The same `agents/`, `commands/`, `skills/`, `hooks/` directories are shared by all three
distribution paths:

- **Claude Code plugin** (marketplace): the plugin runtime loads these directories directly.
  Hook paths in [`hooks/hooks.json`](../hooks/hooks.json) use `${CLAUDE_PLUGIN_ROOT}`, which the
  harness resolves to the plugin install root.
- **Claude Code vendored** (`.claude/plugins/somi/`): the project's own `.claude/settings.json`
  merges the hooks block from [`.claude/settings.json`](../.claude/settings.json) in this repo,
  using `${SOMI_VENDOR_ROOT}` to point at the hook scripts.
- **GitHub Copilot extension** (Copilot marketplace): the same directories are referenced from
  `.copilot-extension/extension.json`. Both manifests point at identical source files — no
  content is duplicated.

## Audit story

Two artifacts let you reconstruct what the system did:

1. **`.claude/audit.log`** — every tool call (PostToolUse hook). Useful for "what files did the
   agent touch / what bash did it run?"
2. **`.somi/plans/<slug>/`** — the full per-work-item artifact set: context, spec, decisions (with
   superseded history), phases, progress, diary, reviews. Useful for "what did we decide, what
   changed, why, and what did review find?"

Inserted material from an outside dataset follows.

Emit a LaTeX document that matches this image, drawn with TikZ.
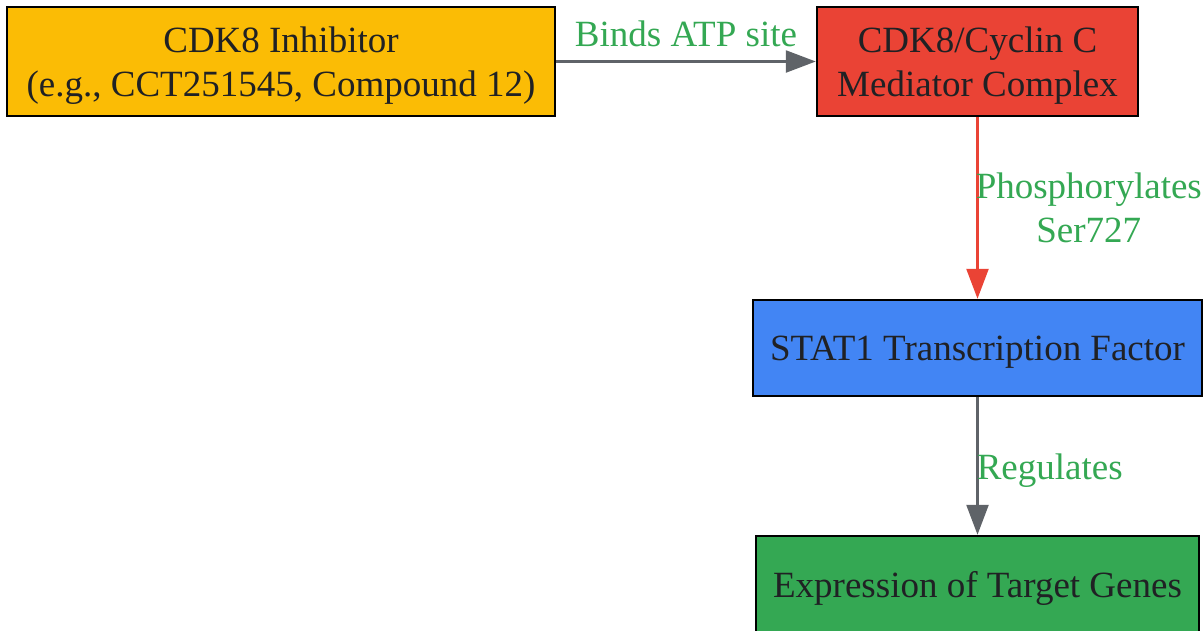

Together, they're enough to retrace any session — not just what files changed, but *why* the plan
took the shape it did and how it evolved. Commit `.somi/` alongside the feature branch; it's the
durable record of the work.

## What SoMi deliberately doesn't do

- **It doesn't replace humans in the loop.** Every workflow stops at decision points.
- **It doesn't ship with project-specific knowledge.** That belongs in `99-overrides.md` or in a
  project-local plugin.
- **It doesn't try to be a CI system.** Validation scripts catch repo-level issues; CI is your job.
- **It doesn't lock you in.** `/plugin uninstall somi` removes the plugin; your artifacts under `.somi/` and `audit.log` persist — they're plain markdown files, readable without the plugin.
- **It doesn't auto-archive.** Work items stay in `.somi/` indefinitely. Only humans delete from `.somi/`. Status lives in `progress.md`, not in directory location.